* WORK TO BE COMPLETED: Search the records that follow and extract every line containing the string "this".

* DATA:
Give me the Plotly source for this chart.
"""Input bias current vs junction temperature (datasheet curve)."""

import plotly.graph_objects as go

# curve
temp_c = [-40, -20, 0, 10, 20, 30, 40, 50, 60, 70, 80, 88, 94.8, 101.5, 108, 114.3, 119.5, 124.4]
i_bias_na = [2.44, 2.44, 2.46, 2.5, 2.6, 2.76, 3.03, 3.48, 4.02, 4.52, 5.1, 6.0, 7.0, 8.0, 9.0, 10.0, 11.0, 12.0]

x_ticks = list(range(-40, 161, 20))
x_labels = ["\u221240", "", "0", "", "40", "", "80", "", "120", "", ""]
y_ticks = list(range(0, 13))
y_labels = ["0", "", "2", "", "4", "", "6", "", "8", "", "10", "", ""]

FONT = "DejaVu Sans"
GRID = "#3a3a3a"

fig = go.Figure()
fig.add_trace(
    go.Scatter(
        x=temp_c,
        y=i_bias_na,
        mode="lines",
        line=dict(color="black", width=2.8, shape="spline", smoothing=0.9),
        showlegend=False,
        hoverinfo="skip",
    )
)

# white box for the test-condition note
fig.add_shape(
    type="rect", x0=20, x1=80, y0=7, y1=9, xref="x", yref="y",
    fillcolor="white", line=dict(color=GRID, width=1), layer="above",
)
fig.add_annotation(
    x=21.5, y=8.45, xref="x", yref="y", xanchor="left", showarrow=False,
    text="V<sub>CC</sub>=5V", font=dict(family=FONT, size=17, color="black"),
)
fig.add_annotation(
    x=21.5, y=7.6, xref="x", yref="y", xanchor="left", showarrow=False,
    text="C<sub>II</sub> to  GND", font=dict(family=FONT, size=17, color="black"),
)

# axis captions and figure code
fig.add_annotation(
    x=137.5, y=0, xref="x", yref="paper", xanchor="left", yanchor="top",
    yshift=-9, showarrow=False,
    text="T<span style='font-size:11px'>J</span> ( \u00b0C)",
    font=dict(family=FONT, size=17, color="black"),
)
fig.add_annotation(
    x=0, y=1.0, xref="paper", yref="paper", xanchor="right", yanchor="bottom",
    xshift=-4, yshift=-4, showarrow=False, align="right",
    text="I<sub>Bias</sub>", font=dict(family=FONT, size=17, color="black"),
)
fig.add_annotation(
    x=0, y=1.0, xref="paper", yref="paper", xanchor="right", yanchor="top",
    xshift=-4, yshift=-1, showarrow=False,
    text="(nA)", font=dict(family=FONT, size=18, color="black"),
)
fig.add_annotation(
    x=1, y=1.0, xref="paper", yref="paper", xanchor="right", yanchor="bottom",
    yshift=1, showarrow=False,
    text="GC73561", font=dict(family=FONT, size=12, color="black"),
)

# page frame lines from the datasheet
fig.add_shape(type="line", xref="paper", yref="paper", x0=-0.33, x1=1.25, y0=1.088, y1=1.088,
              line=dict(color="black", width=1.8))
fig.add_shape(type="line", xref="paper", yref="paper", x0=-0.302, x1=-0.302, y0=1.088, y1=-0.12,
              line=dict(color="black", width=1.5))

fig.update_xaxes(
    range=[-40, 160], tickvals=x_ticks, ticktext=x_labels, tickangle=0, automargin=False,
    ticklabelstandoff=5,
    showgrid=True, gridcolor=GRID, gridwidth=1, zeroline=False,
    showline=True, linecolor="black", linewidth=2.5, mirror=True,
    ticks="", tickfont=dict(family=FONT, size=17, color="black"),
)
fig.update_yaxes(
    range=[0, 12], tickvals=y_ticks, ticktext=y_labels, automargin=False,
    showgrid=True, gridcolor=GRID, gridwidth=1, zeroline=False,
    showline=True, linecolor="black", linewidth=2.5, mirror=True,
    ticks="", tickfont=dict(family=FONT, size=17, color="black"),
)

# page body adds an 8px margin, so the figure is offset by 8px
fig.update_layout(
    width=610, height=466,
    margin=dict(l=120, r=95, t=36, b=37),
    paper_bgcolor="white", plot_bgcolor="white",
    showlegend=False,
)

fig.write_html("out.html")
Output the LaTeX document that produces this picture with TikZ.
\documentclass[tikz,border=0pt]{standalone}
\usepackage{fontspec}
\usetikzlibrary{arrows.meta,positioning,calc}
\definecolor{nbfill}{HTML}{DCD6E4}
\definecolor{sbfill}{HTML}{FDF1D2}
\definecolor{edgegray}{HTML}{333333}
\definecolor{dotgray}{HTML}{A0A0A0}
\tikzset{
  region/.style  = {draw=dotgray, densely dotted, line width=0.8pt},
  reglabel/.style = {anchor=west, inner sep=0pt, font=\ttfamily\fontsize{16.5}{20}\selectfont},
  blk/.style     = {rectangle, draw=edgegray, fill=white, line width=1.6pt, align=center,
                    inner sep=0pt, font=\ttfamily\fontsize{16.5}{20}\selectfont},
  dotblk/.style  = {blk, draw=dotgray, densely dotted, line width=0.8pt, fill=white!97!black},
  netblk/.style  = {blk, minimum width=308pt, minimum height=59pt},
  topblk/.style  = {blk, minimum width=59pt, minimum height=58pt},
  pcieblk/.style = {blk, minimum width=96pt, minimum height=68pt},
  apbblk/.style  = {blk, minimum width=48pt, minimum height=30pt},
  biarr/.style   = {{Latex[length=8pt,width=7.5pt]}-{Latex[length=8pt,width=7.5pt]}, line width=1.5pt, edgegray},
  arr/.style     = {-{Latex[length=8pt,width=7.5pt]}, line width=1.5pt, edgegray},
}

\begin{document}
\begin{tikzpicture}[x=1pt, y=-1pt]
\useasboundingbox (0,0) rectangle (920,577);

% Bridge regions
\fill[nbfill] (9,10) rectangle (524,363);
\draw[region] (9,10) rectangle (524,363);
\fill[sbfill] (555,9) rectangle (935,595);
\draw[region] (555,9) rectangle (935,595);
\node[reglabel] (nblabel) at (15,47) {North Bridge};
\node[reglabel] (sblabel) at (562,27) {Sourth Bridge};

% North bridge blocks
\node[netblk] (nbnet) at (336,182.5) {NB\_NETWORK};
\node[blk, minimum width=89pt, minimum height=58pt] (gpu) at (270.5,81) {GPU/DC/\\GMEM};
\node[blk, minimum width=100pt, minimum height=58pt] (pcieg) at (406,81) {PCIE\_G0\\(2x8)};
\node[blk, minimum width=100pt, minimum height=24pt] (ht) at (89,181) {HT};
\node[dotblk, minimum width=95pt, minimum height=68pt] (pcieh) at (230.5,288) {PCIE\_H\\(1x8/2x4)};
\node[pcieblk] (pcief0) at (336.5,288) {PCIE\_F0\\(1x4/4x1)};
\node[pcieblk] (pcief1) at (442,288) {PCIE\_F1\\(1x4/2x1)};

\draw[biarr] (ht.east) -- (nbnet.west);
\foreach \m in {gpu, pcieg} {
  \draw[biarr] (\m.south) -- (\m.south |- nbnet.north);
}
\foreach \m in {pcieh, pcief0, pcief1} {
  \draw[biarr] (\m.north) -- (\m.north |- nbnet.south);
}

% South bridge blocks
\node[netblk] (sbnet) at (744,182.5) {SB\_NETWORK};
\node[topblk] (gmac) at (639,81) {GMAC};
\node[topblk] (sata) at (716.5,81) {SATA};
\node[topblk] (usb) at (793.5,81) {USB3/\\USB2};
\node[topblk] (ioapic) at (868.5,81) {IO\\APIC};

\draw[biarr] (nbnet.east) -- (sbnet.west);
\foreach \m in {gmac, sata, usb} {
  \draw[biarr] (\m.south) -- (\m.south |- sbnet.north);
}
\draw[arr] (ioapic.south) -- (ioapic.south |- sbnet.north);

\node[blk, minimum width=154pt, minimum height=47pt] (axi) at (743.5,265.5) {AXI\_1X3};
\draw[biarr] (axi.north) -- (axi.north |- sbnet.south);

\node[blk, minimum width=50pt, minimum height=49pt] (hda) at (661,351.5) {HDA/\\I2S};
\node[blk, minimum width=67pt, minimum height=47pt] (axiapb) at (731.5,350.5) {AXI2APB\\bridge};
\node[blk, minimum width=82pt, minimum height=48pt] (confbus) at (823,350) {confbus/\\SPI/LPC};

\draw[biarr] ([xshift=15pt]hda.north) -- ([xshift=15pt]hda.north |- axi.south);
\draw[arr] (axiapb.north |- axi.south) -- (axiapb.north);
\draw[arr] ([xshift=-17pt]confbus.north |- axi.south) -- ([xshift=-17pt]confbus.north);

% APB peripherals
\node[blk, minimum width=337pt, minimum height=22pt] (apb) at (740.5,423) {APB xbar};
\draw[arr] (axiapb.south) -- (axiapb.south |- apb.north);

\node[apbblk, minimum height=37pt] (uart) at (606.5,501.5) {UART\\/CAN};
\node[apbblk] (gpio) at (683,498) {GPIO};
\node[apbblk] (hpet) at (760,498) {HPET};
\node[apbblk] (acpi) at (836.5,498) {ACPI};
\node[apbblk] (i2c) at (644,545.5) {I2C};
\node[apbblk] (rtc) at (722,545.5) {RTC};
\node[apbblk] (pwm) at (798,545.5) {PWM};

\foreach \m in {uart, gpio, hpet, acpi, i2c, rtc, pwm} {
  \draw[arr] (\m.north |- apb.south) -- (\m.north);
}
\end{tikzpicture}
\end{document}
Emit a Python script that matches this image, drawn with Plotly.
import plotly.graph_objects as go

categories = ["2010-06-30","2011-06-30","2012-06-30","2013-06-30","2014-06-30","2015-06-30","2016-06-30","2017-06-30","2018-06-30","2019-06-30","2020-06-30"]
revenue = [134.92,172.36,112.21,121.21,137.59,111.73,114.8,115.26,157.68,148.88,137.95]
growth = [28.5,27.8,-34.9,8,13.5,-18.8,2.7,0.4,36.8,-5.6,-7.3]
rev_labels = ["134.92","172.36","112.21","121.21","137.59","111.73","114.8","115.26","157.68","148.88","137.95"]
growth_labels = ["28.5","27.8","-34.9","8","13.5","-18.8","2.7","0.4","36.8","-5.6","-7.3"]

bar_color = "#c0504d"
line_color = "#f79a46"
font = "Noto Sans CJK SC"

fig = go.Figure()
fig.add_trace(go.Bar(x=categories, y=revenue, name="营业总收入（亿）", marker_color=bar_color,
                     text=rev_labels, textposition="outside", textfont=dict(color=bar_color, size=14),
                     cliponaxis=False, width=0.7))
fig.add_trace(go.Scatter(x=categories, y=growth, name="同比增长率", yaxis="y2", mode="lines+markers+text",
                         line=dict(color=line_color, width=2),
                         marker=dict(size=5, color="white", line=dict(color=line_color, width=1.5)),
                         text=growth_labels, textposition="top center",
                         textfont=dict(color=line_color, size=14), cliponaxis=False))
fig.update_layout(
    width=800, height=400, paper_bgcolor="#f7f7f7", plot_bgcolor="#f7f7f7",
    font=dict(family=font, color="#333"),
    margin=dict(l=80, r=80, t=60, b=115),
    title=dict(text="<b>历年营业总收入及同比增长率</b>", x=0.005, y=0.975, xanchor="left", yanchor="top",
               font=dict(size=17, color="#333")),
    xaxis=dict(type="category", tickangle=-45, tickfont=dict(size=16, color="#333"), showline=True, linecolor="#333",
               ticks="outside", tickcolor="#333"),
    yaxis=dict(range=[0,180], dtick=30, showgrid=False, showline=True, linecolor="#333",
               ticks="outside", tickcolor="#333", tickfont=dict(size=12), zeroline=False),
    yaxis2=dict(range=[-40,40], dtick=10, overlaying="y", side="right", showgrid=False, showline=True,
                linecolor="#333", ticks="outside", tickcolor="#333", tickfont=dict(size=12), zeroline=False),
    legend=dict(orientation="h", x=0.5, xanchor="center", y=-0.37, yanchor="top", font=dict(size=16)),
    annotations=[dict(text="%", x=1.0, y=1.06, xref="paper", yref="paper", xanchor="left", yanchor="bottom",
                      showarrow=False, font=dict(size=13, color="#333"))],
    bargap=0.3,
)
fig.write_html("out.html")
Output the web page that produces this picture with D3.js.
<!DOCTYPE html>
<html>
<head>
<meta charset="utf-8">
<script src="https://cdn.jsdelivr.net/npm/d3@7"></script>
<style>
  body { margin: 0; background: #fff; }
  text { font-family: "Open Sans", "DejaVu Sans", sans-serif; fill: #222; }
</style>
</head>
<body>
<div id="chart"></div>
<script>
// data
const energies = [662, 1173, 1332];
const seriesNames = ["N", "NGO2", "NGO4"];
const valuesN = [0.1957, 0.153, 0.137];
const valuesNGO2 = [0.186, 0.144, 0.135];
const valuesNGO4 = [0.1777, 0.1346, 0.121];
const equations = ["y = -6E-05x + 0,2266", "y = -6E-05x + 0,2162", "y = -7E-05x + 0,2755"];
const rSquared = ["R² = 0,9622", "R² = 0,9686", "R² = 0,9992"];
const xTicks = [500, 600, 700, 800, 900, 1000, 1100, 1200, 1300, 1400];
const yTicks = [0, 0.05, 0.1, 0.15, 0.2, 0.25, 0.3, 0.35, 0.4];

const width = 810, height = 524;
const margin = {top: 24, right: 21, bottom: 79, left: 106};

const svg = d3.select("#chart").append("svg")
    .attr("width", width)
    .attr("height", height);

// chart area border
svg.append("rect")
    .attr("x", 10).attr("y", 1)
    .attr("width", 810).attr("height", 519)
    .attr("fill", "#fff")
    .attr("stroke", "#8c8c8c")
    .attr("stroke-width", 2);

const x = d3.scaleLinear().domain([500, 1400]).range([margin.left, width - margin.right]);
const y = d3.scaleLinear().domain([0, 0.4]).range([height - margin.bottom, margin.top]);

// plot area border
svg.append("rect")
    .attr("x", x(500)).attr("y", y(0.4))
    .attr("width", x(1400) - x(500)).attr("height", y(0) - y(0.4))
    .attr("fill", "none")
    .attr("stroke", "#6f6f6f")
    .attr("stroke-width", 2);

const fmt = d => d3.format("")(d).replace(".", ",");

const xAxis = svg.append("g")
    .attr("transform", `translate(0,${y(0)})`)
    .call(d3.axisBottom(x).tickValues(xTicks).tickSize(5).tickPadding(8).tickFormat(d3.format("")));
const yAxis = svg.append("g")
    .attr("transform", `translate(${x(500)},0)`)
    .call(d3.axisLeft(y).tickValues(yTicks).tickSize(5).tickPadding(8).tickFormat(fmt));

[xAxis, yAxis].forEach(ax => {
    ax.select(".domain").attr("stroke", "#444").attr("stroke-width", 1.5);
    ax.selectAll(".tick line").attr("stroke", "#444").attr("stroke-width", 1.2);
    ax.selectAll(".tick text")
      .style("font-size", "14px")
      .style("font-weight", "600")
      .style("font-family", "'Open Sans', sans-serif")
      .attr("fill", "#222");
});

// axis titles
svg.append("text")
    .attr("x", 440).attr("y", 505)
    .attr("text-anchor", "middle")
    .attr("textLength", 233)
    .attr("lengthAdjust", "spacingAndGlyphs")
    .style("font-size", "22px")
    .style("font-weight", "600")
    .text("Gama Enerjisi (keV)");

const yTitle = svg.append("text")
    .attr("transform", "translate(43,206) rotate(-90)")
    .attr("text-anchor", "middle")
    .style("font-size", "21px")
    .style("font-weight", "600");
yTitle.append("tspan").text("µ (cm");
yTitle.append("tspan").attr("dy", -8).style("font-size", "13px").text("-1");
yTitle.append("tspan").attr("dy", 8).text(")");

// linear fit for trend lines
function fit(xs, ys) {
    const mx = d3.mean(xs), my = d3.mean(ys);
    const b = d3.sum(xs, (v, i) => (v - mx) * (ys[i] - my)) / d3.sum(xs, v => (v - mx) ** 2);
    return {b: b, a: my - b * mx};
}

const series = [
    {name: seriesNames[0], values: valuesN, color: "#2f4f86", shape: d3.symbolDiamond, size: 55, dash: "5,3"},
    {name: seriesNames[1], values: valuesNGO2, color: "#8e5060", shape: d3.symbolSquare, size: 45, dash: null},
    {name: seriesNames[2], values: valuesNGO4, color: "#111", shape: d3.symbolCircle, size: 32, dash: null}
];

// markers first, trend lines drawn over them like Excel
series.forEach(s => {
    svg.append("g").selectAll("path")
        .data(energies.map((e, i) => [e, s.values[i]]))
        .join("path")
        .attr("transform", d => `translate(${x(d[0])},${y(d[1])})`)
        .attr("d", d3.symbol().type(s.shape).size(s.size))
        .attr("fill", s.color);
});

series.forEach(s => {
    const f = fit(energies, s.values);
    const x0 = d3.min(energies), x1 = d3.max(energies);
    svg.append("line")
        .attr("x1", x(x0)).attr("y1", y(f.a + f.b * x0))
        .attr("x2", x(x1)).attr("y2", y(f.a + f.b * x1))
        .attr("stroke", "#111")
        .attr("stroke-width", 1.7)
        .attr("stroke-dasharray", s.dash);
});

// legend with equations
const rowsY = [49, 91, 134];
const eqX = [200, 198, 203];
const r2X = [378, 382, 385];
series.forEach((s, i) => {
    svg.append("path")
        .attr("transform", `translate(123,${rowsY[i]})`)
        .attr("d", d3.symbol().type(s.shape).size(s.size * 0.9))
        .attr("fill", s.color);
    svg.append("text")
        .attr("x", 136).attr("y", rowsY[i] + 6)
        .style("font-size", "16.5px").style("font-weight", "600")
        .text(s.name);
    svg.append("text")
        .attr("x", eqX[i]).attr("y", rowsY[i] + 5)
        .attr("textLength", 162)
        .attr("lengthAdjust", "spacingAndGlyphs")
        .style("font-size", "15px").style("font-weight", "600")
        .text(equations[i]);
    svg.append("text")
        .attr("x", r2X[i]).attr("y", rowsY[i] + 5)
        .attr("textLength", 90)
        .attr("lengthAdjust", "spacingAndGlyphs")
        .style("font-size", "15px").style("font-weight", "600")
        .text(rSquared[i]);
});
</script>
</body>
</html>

* REPLY:
Give me the Plotly source for this chart.
Output the LaTeX document that produces this picture with TikZ.
Emit a Python script that matches this image, drawn with Plotly.
Output the web page that produces this picture with D3.js.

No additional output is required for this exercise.